### PROBLEM DESCRIPTION
Print, word for word, the opening line of the data below and every line after it through the line that contains "const pasoDiferencial = 7;", but not the pictures.

### INFORMATION SUPPLIED

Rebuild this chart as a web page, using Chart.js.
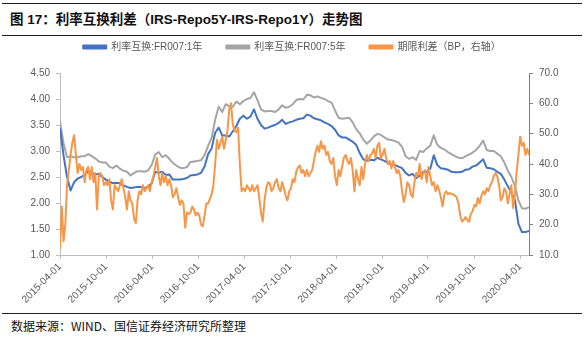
<!DOCTYPE html>
<html>
<head>
<meta charset="utf-8">
<script src="https://cdn.jsdelivr.net/npm/chart.js@4.4.1/dist/chart.umd.min.js"></script>
<style>
  html, body { margin: 0; padding: 0; background: #fff; }
  body { width: 584px; height: 337px; position: relative; overflow: hidden;
         font-family: "Liberation Sans", Arial, "Noto Sans CJK SC", sans-serif; }
  .rule { position: absolute; left: 2px; right: 2px; height: 1px; background: #222; }
  #titulo { position: absolute; left: 10px; top: 8px; font-size: 13.5px; font-weight: bold; color: #111;
            font-family: "Liberation Sans", Arial, "Noto Sans CJK SC", sans-serif; white-space: nowrap; }
  #fuente { position: absolute; left: 11px; top: 317px; font-size: 12px; color: #111;
            font-family: "Noto Sans CJK SC", sans-serif; white-space: nowrap; }
  #caja { position: absolute; left: 0; top: 18px; width: 584px; height: 292px; }
</style>
</head>
<body>
<div class="rule" style="top:3px"></div>
<div id="titulo">图 17：利率互换利差（IRS-Repo5Y-IRS-Repo1Y）走势图</div>
<div class="rule" style="top:35px"></div>
<div id="caja"><canvas id="grafico" width="584" height="292"></canvas></div>
<div class="rule" style="top:313px"></div>
<div id="fuente">数据来源：WIND、国信证券经济研究所整理</div>

<script>
// fechas base: la serie de tasas va cada 14 días, el diferencial cada 7 días
const fechaInicio = "2015-04-01";
const pasoTasas = 14;
const pasoDiferencial = 7;

// ejes
const fechasTicks = ["2015-04-01", "2015-10-01", "2016-04-01", "2016-10-01", "2017-04-01", "2017-10-01",
  "2018-04-01", "2018-10-01", "2019-04-01", "2019-10-01", "2020-04-01"];
const diaFinal = 1862;

// 利率互换:FR007:1年 (%)
const irs1Y = [3.44, 2.92, 2.50, 2.24, 2.40, 2.47, 2.50, 2.54, 2.61, 2.58,
  2.55, 2.56, 2.50, 2.45, 2.41, 2.38, 2.39, 2.38, 2.34, 2.31,
  2.29, 2.30, 2.31, 2.31, 2.29, 2.31, 2.38, 2.60, 2.58, 2.60,
  2.54, 2.55, 2.45, 2.45, 2.45, 2.46, 2.48, 2.53, 2.54, 2.55,
  2.58, 2.70, 2.94, 3.05, 3.35, 3.45, 3.30, 3.30, 3.28, 3.38,
  3.48, 3.62, 3.68, 3.62, 3.66, 3.80, 3.62, 3.50, 3.43, 3.45,
  3.48, 3.50, 3.54, 3.60, 3.52, 3.55, 3.57, 3.60, 3.62, 3.63,
  3.70, 3.68, 3.63, 3.61, 3.59, 3.55, 3.52, 3.48, 3.41, 3.30,
  3.26, 3.26, 3.22, 3.18, 3.12, 2.96, 2.84, 2.81, 2.83, 2.82,
  2.87, 2.84, 2.81, 2.77, 2.74, 2.73, 2.70, 2.67, 2.58, 2.53,
  2.56, 2.48, 2.52, 2.60, 2.60, 2.66, 2.92, 2.73, 2.67, 2.66,
  2.64, 2.60, 2.59, 2.59, 2.60, 2.64, 2.65, 2.70, 2.72, 2.78,
  2.84, 2.68, 2.67, 2.65, 2.60, 2.56, 2.45, 2.32, 2.20, 2.06,
  1.60, 1.44, 1.44, 1.46];

// 利率互换:FR007:5年 (%)
const irs5Y = [3.57, 3.15, 2.88, 2.90, 2.88, 2.88, 2.90, 2.90, 2.94, 2.90,
  2.86, 2.80, 2.78, 2.78, 2.70, 2.67, 2.72, 2.66, 2.62, 2.60,
  2.53, 2.58, 2.61, 2.61, 2.60, 2.63, 2.73, 2.93, 2.98, 2.88,
  2.92, 2.85, 2.77, 2.72, 2.68, 2.67, 2.69, 2.79, 2.80, 2.81,
  2.82, 2.92, 3.10, 3.25, 3.60, 3.85, 3.75, 3.90, 3.86, 3.85,
  3.95, 3.90, 3.96, 4.00, 4.02, 4.13, 3.98, 3.80, 3.76, 3.77,
  3.77, 3.75, 3.80, 3.88, 3.83, 3.85, 3.90, 3.98, 4.00, 3.99,
  4.08, 4.07, 4.03, 4.05, 4.02, 4.00, 3.96, 3.93, 3.78, 3.64,
  3.62, 3.63, 3.64, 3.55, 3.42, 3.34, 3.22, 3.14, 3.20, 3.28,
  3.33, 3.31, 3.26, 3.22, 3.21, 3.19, 3.16, 3.08, 2.90, 2.85,
  2.88, 2.83, 3.00, 2.98, 3.05, 3.10, 3.30, 3.12, 3.06, 3.03,
  2.98, 2.94, 2.90, 2.87, 2.86, 2.90, 2.93, 2.97, 3.02, 3.10,
  3.20, 3.02, 3.00, 3.00, 2.95, 2.90, 2.78, 2.62, 2.50, 2.33,
  2.05, 1.90, 1.89, 1.92];

// 期限利差（BP，右轴）
const diferencial = [12, 26, 14.5, 20, 33, 38, 43, 47, 49.5, 43,
  37, 40, 38, 39, 34, 38, 39, 35, 39, 34,
  37, 25, 36, 37, 36, 33, 34, 33, 35, 28,
  25, 33, 32, 31, 33, 35, 32, 29, 25, 31,
  28, 27, 22, 20.5, 28, 31, 30, 33, 31, 32,
  33, 31, 34, 36, 39, 42, 36, 33, 37, 34,
  36, 33, 35, 33, 29, 30, 32, 29, 26.5, 28,
  27, 19, 24, 23.5, 24, 26, 25, 23, 24, 23,
  20, 19.5, 23, 27, 27, 28.5, 30, 33, 40, 48,
  45, 47, 49, 45, 48, 51, 58, 60, 53, 51,
  50.5, 52, 40, 31, 32, 31, 33, 32, 31, 33,
  31, 32, 33, 29, 24, 21, 28, 32, 34, 33.5,
  31, 32, 34, 35, 32, 31, 34, 32, 29.5, 28,
  31, 32, 35, 34, 37.5, 39, 39.5, 37, 38, 36,
  38, 36, 37, 38, 41, 44, 46, 44, 47.5, 45,
  46, 43, 44, 41, 40, 42, 36, 33, 38, 36,
  39, 42, 43, 41, 40, 42, 38, 31, 38, 35,
  33, 39, 35, 40, 43, 41, 43, 43.5, 45, 42,
  46, 47, 42, 43, 45, 42, 40, 41, 38.5, 41,
  39, 37, 38, 36, 31, 27.5, 30, 34, 33, 30,
  29, 34, 37, 36, 40, 35, 37, 38, 34, 39,
  36, 33, 34, 31, 33, 31.5, 29, 26, 30, 31,
  30, 30.5, 30, 30, 29.5, 29, 27, 23, 21, 21.5,
  22.5, 21.5, 21, 23.5, 24.5, 26.5, 26, 28.8, 27, 29.5,
  31, 30, 32, 31, 33, 34, 36, 37, 36, 33,
  28, 29, 32, 31, 27, 30, 33, 25.5, 30, 37.5,
  43, 49, 46, 47, 43, 45, 43];

const colores = { azul: "#4472C4", gris: "#A5A5A5", naranja: "#F79646" };
const grisTexto = "#595959";

function diasDesdeInicio(fecha) {
  return Math.round((Date.parse(fecha) - Date.parse(fechaInicio)) / 86400000);
}

// pares {x: día, y: valor} para el eje lineal
const puntos = (valores, paso) => valores.map((v, i) => ({ x: i * paso, y: v }));
const diasTicks = fechasTicks.map(diasDesdeInicio);

const fuente = { family: "'Liberation Sans', Arial, 'Noto Sans CJK SC', sans-serif", size: 10 };

// más aire entre la leyenda y el área del gráfico
const espacioLeyenda = {
  id: "espacioLeyenda",
  beforeInit(chart) {
    const fitOriginal = chart.legend.fit;
    chart.legend.fit = function () {
      fitOriginal.bind(chart.legend)();
      this.height += 11;
    };
  }
};

new Chart(document.getElementById("grafico"), {
  type: "line",
  plugins: [espacioLeyenda],
  data: {
    datasets: [
      { label: "利率互换:FR007:1年", data: puntos(irs1Y, pasoTasas), yAxisID: "y",
        borderColor: colores.azul, backgroundColor: colores.azul, borderWidth: 2, order: 1 },
      { label: "利率互换:FR007:5年", data: puntos(irs5Y, pasoTasas), yAxisID: "y",
        borderColor: colores.gris, backgroundColor: colores.gris, borderWidth: 2, order: 2 },
      { label: "期限利差（BP，右轴）", data: puntos(diferencial, pasoDiferencial), yAxisID: "y2",
        borderColor: colores.naranja, backgroundColor: colores.naranja, borderWidth: 2, order: 0 }
    ]
  },
  options: {
    responsive: false,
    animation: false,
    events: [],
    elements: { point: { radius: 0 }, line: { tension: 0, borderJoinStyle: "round" } },
    layout: { padding: { left: 0, right: 0, top: 0, bottom: 0 } },
    plugins: {
      tooltip: { enabled: false },
      legend: {
        position: "top",
        labels: {
          boxWidth: 23, boxHeight: 3, padding: 24, color: grisTexto,
          font: { family: fuente.family, size: 10 },
          sort: (a, b) => a.datasetIndex - b.datasetIndex
        }
      }
    },
    scales: {
      x: {
        type: "linear", min: 0, max: diaFinal,
        afterBuildTicks: (scale) => { scale.ticks = diasTicks.map(v => ({ value: v })); },
        afterFit: (scale) => { scale.height = 55; },
        ticks: {
          autoSkip: false, minRotation: 45, maxRotation: 45, color: grisTexto, font: fuente, padding: 2,
          callback: (valor, i) => fechasTicks[i]
        },
        grid: { display: true, drawOnChartArea: false, drawTicks: true, tickLength: 4, color: "#BFBFBF" },
        border: { display: true, color: "#BFBFBF", width: 1 }
      },
      y: {
        position: "left", min: 1, max: 4.5,
        afterFit: (scale) => { scale.width = 60; },
        ticks: { stepSize: 0.5, color: grisTexto, font: fuente, padding: 6,
          callback: (v) => Number(v).toFixed(2) },
        grid: { display: true, drawOnChartArea: false, drawTicks: true, tickLength: 4, color: "#BFBFBF" },
        border: { display: true, color: "#BFBFBF", width: 1 }
      },
      y2: {
        position: "right", min: 10, max: 70,
        afterFit: (scale) => { scale.width = 55; },
        ticks: { stepSize: 10, color: grisTexto, font: fuente, padding: 6,
          callback: (v) => Number(v).toFixed(1) },
        grid: { display: true, drawOnChartArea: false, drawTicks: true, tickLength: 4, color: "#808080" },
        border: { display: true, color: "#808080", width: 1 }
      }
    }
  }
});
</script>
</body>
</html>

### ANSWER IN FULL
Rebuild this chart as a web page, using Chart.js.
<!DOCTYPE html>
<html>
<head>
<meta charset="utf-8">
<script src="https://cdn.jsdelivr.net/npm/chart.js@4.4.1/dist/chart.umd.min.js"></script>
<style>
  html, body { margin: 0; padding: 0; background: #fff; }
  body { width: 584px; height: 337px; position: relative; overflow: hidden;
         font-family: "Liberation Sans", Arial, "Noto Sans CJK SC", sans-serif; }
  .rule { position: absolute; left: 2px; right: 2px; height: 1px; background: #222; }
  #titulo { position: absolute; left: 10px; top: 8px; font-size: 13.5px; font-weight: bold; color: #111;
            font-family: "Liberation Sans", Arial, "Noto Sans CJK SC", sans-serif; white-space: nowrap; }
  #fuente { position: absolute; left: 11px; top: 317px; font-size: 12px; color: #111;
            font-family: "Noto Sans CJK SC", sans-serif; white-space: nowrap; }
  #caja { position: absolute; left: 0; top: 18px; width: 584px; height: 292px; }
</style>
</head>
<body>
<div class="rule" style="top:3px"></div>
<div id="titulo">图 17：利率互换利差（IRS-Repo5Y-IRS-Repo1Y）走势图</div>
<div class="rule" style="top:35px"></div>
<div id="caja"><canvas id="grafico" width="584" height="292"></canvas></div>
<div class="rule" style="top:313px"></div>
<div id="fuente">数据来源：WIND、国信证券经济研究所整理</div>

<script>
// fechas base: la serie de tasas va cada 14 días, el diferencial cada 7 días
const fechaInicio = "2015-04-01";
const pasoTasas = 14;
const pasoDiferencial = 7;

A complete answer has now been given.